§ Short problem
Write out the material again exactly, please, and omit the pictures.

§ Source material
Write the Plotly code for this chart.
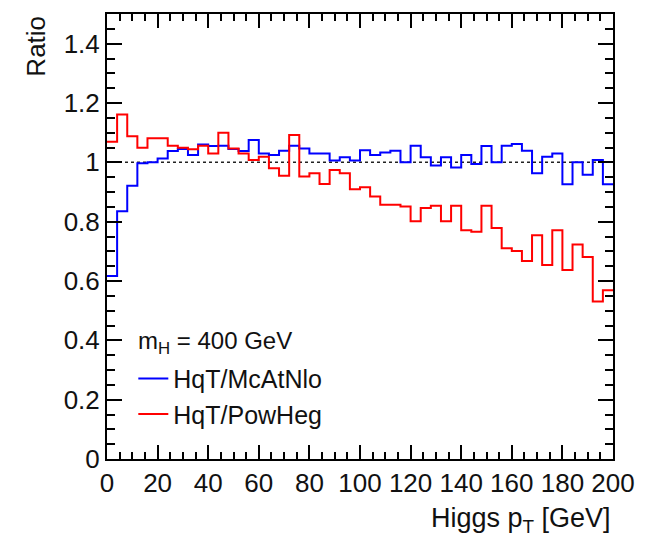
import plotly.graph_objects as go

# ---- data ----
bin_edges = list(range(0, 204, 4))  # 50 bins of 4 GeV, 0..200

hqt_over_mcatnlo = [
    0.617, 0.835, 0.921, 0.997, 1.000, 1.013, 1.038, 1.045, 1.025, 1.060,
    1.055, 1.056, 1.045, 1.038, 1.075, 1.030, 1.025, 1.039, 1.056, 1.047,
    1.030, 1.030, 1.006, 1.017, 1.006, 1.041, 1.025, 1.033, 1.039, 1.000,
    1.056, 1.017, 0.989, 1.017, 0.983, 1.025, 0.994, 1.055, 1.000, 1.056,
    1.062, 1.039, 0.963, 1.019, 1.030, 0.926, 1.000, 0.958, 1.008, 0.926,
]

hqt_over_powheg = [
    1.069, 1.161, 1.088, 1.049, 1.081, 1.081, 1.056, 1.049, 1.044, 1.056,
    1.030, 1.100, 1.047, 1.030, 1.008, 1.019, 0.980, 0.955, 1.092, 0.952,
    0.963, 0.927, 0.974, 0.963, 0.909, 0.916, 0.885, 0.857, 0.857, 0.851,
    0.801, 0.846, 0.854, 0.801, 0.854, 0.771, 0.766, 0.854, 0.779, 0.710,
    0.701, 0.667, 0.754, 0.654, 0.771, 0.637, 0.723, 0.681, 0.531, 0.569,
]

reference_x = [0, 200]
reference_y = [1, 1]

x_tickvals = [0, 20, 40, 60, 80, 100, 120, 140, 160, 180, 200]
x_ticktext = ["0", "20", "40", "60", "80", "100", "120", "140", "160", "180", "200"]
y_tickvals = [0, 0.2, 0.4, 0.6, 0.8, 1.0, 1.2, 1.4]
y_ticktext = ["0", "0.2", "0.4", "0.6", "0.8", "1", "1.2", "1.4"]

FONT = "Liberation Sans, Arial, Helvetica, sans-serif"
TXT = "#111111"

fig = go.Figure()

fig.add_trace(go.Scatter(
    x=reference_x, y=reference_y, mode="lines",
    line=dict(color="#222222", width=1.5, dash="3px,3px"),
    showlegend=False, hoverinfo="skip",
))

fig.add_trace(go.Scatter(
    x=bin_edges, y=hqt_over_mcatnlo + [hqt_over_mcatnlo[-1]],
    mode="lines", line=dict(color="#0000ff", width=2, shape="hv"),
    name="HqT/McAtNlo", legendgroup="a",
))
fig.add_trace(go.Scatter(
    x=bin_edges, y=hqt_over_powheg + [hqt_over_powheg[-1]],
    mode="lines", line=dict(color="#ff0000", width=2, shape="hv"),
    name="HqT/PowHeg", legendgroup="b",
))

axis_common = dict(
    showline=True, linecolor="black", linewidth=2, mirror="ticks",
    ticks="inside", tickcolor="black", tickwidth=1.5,
    showgrid=False, zeroline=False,
    tickfont=dict(family=FONT, size=26, color=TXT),
)

fig.update_xaxes(
    range=[0, 200], tickvals=x_tickvals, ticktext=x_ticktext, ticklen=14,
    tickangle=0,
    minor=dict(dtick=5, tick0=0, ticks="inside", ticklen=7, tickcolor="black", tickwidth=1.5),
    **axis_common,
)
fig.update_yaxes(
    range=[0, 1.5], tickvals=y_tickvals, ticktext=y_ticktext, ticklen=15,
    minor=dict(dtick=0.05, tick0=0, ticks="inside", ticklen=8, tickcolor="black", tickwidth=1.5),
    **axis_common,
)

fig.add_annotation(
    text="Higgs p<sub>T</sub> [GeV]", xref="paper", yref="paper",
    x=1.0, y=-0.095, xanchor="right", yanchor="top", showarrow=False,
    font=dict(family=FONT, size=27, color=TXT),
)
fig.add_annotation(
    text="Ratio", xref="paper", yref="paper",
    x=-0.142, y=1.0, xanchor="center", yanchor="top", textangle=-90,
    showarrow=False, font=dict(family=FONT, size=26, color=TXT),
)
fig.add_annotation(
    text="m<sub>H</sub> = 400 GeV", xref="paper", yref="paper",
    x=0.058, y=0.262, xanchor="left", yanchor="middle", showarrow=False,
    font=dict(family=FONT, size=24, color=TXT),
)

fig.update_layout(
    width=656, height=536,
    margin=dict(l=107, r=43, t=12, b=77),
    plot_bgcolor="white", paper_bgcolor="white",
    legend=dict(
        x=0.052, y=0.232, xanchor="left", yanchor="top",
        bgcolor="rgba(0,0,0,0)",
        font=dict(family=FONT, size=25, color=TXT),
        itemwidth=30, traceorder="grouped", tracegroupgap=0,
    ),
)

fig.write_html("out.html")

§ Solution to the problem
Write the Plotly code for this chart.
import plotly.graph_objects as go

# ---- data ----
bin_edges = list(range(0, 204, 4))  # 50 bins of 4 GeV, 0..200

hqt_over_mcatnlo = [
    0.617, 0.835, 0.921, 0.997, 1.000, 1.013, 1.038, 1.045, 1.025, 1.060,
    1.055, 1.056, 1.045, 1.038, 1.075, 1.030, 1.025, 1.039, 1.056, 1.047,
    1.030, 1.030, 1.006, 1.017, 1.006, 1.041, 1.025, 1.033, 1.039, 1.000,
    1.056, 1.017, 0.989, 1.017, 0.983, 1.025, 0.994, 1.055, 1.000, 1.056,
    1.062, 1.039, 0.963, 1.019, 1.030, 0.926, 1.000, 0.958, 1.008, 0.926,
]

hqt_over_powheg = [
    1.069, 1.161, 1.088, 1.049, 1.081, 1.081, 1.056, 1.049, 1.044, 1.056,
    1.030, 1.100, 1.047, 1.030, 1.008, 1.019, 0.980, 0.955, 1.092, 0.952,
    0.963, 0.927, 0.974, 0.963, 0.909, 0.916, 0.885, 0.857, 0.857, 0.851,
    0.801, 0.846, 0.854, 0.801, 0.854, 0.771, 0.766, 0.854, 0.779, 0.710,
    0.701, 0.667, 0.754, 0.654, 0.771, 0.637, 0.723, 0.681, 0.531, 0.569,
]

reference_x = [0, 200]
reference_y = [1, 1]

x_tickvals = [0, 20, 40, 60, 80, 100, 120, 140, 160, 180, 200]
x_ticktext = ["0", "20", "40", "60", "80", "100", "120", "140", "160", "180", "200"]
y_tickvals = [0, 0.2, 0.4, 0.6, 0.8, 1.0, 1.2, 1.4]
y_ticktext = ["0", "0.2", "0.4", "0.6", "0.8", "1", "1.2", "1.4"]

FONT = "Liberation Sans, Arial, Helvetica, sans-serif"
TXT = "#111111"

fig = go.Figure()

fig.add_trace(go.Scatter(
    x=reference_x, y=reference_y, mode="lines",
    line=dict(color="#222222", width=1.5, dash="3px,3px"),
    showlegend=False, hoverinfo="skip",
))

fig.add_trace(go.Scatter(
    x=bin_edges, y=hqt_over_mcatnlo + [hqt_over_mcatnlo[-1]],
    mode="lines", line=dict(color="#0000ff", width=2, shape="hv"),
    name="HqT/McAtNlo", legendgroup="a",
))
fig.add_trace(go.Scatter(
    x=bin_edges, y=hqt_over_powheg + [hqt_over_powheg[-1]],
    mode="lines", line=dict(color="#ff0000", width=2, shape="hv"),
    name="HqT/PowHeg", legendgroup="b",
))

axis_common = dict(
    showline=True, linecolor="black", linewidth=2, mirror="ticks",
    ticks="inside", tickcolor="black", tickwidth=1.5,
    showgrid=False, zeroline=False,
    tickfont=dict(family=FONT, size=26, color=TXT),
)

fig.update_xaxes(
    range=[0, 200], tickvals=x_tickvals, ticktext=x_ticktext, ticklen=14,
    tickangle=0,
    minor=dict(dtick=5, tick0=0, ticks="inside", ticklen=7, tickcolor="black", tickwidth=1.5),
    **axis_common,
)
fig.update_yaxes(
    range=[0, 1.5], tickvals=y_tickvals, ticktext=y_ticktext, ticklen=15,
    minor=dict(dtick=0.05, tick0=0, ticks="inside", ticklen=8, tickcolor="black", tickwidth=1.5),
    **axis_common,
)

fig.add_annotation(
    text="Higgs p<sub>T</sub> [GeV]", xref="paper", yref="paper",
    x=1.0, y=-0.095, xanchor="right", yanchor="top", showarrow=False,
    font=dict(family=FONT, size=27, color=TXT),
)
fig.add_annotation(
    text="Ratio", xref="paper", yref="paper",
    x=-0.142, y=1.0, xanchor="center", yanchor="top", textangle=-90,
    showarrow=False, font=dict(family=FONT, size=26, color=TXT),
)
fig.add_annotation(
    text="m<sub>H</sub> = 400 GeV", xref="paper", yref="paper",
    x=0.058, y=0.262, xanchor="left", yanchor="middle", showarrow=False,
    font=dict(family=FONT, size=24, color=TXT),
)

fig.update_layout(
    width=656, height=536,
    margin=dict(l=107, r=43, t=12, b=77),
    plot_bgcolor="white", paper_bgcolor="white",
    legend=dict(
        x=0.052, y=0.232, xanchor="left", yanchor="top",
        bgcolor="rgba(0,0,0,0)",
        font=dict(family=FONT, size=25, color=TXT),
        itemwidth=30, traceorder="grouped", tracegroupgap=0,
    ),
)

fig.write_html("out.html")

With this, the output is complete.